Figure 7. Radial profiles of the functions $L_{+/-}\left(\tilde{r}\right)$ for equatorial circular orbits with $\tilde{a}=0.8$ and various values of other parameters.

5.3. Innermost Stable Circular Orbit

For a test particle in the gravitational potential of a central body, the innermost stable circular orbit (ISCO) is of importance as it represents the transition from stable orbit to those which fall through the event horizon. The ISCO is given by the conditions:

$$R\left(\tilde{r}\right)=0,\frac{dR}{d\tilde{r}}=0,\frac{d^{2}R}{d{\tilde{r}}^2}=0,$$

(60)

or equivalently $\dot{\tilde{r}}=\ddot{\tilde{r}}=\stackrel{⃛}{\tilde{r}}=0$. Namely, ${\tilde{r}}_{\mathrm{ISCO}}$ is the triple root of $R\left(\tilde{r}\right)$. Since ${\partial }_{\tilde{r}}^2{\tilde{V}}_{reff}=0$, the ISCOs are marginally stable orbits around the black hole.

In Figure 8, we plot $E^2-\tilde{r}$ and $\tilde{L}-\tilde{r}$ diagrams for some ISCOs in Kerr, Kerr-dilaton, Kerr–AdS₄, and Kerr–Sen–AdS₄ spacetimes. We observe that $E^2$ decreases as $\tilde{r}$ increases, while $\tilde{L}$ decreases to some minimum value and then behaves as a monotonous function. For large $\tilde{r}$, both $E^2$ and $\tilde{L}$ for there ISCOs run to the same values. But for small $\tilde{r}$, parameter b will bring significant differences to $E^2$ and $\tilde{L}$.
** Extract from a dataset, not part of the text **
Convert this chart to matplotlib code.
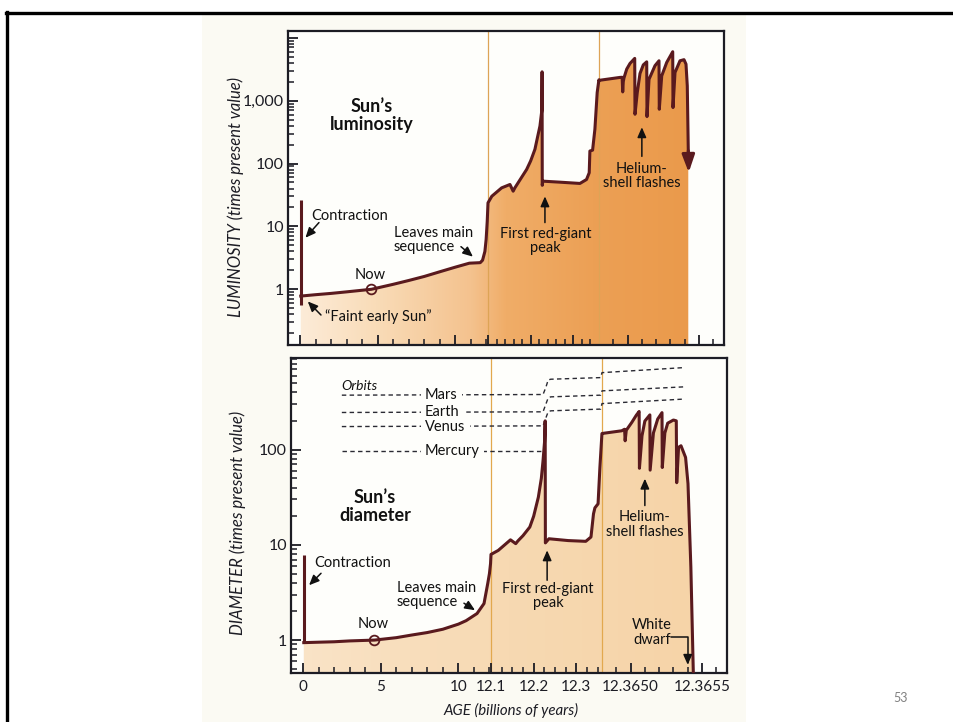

Figure 8. $E^2-\tilde{r}$ and $\tilde{L}-\tilde{r}$ diagrams for some ISCOs with some special values of parameters.

6. Conclusions

In this paper, we have discussed the motion of particles in the Kerr–Sen–AdS₄ spacetime. We have obtained the geodesic equations. Using parametric diagrams, we have shown some regions where the $\tilde{r}$ and the $\theta$ geodesic motions are allowed. We have analyzed in detail the impact of parameter related to dilatonic scalar on the orbit and found that it will result in more rich and complex orbit types; see that, for example, $\tilde{r}=0$ is not a double zero of $\tilde{R}$ in the case of Kerr–AdS₄ with $\tilde{a}=0$ [6], but it is a double zero of $\tilde{R}$ in the case of Kerr–Sen–AdS₄ with $\tilde{a}=0$ and $\tilde{b}=1$. We also have discussed how the parameters of the model affect the equatorial circular orbit and the innermost stable circular orbit and visualize the energies and angular momentums of particles with diagrams. Other topics, such as the bound on the Carter constant, the angular motion for null/time-like geodesics, the radial motion for null/time-like geodesics, and geodesic motion in naked singularity spacetime (2), we leave for future studies.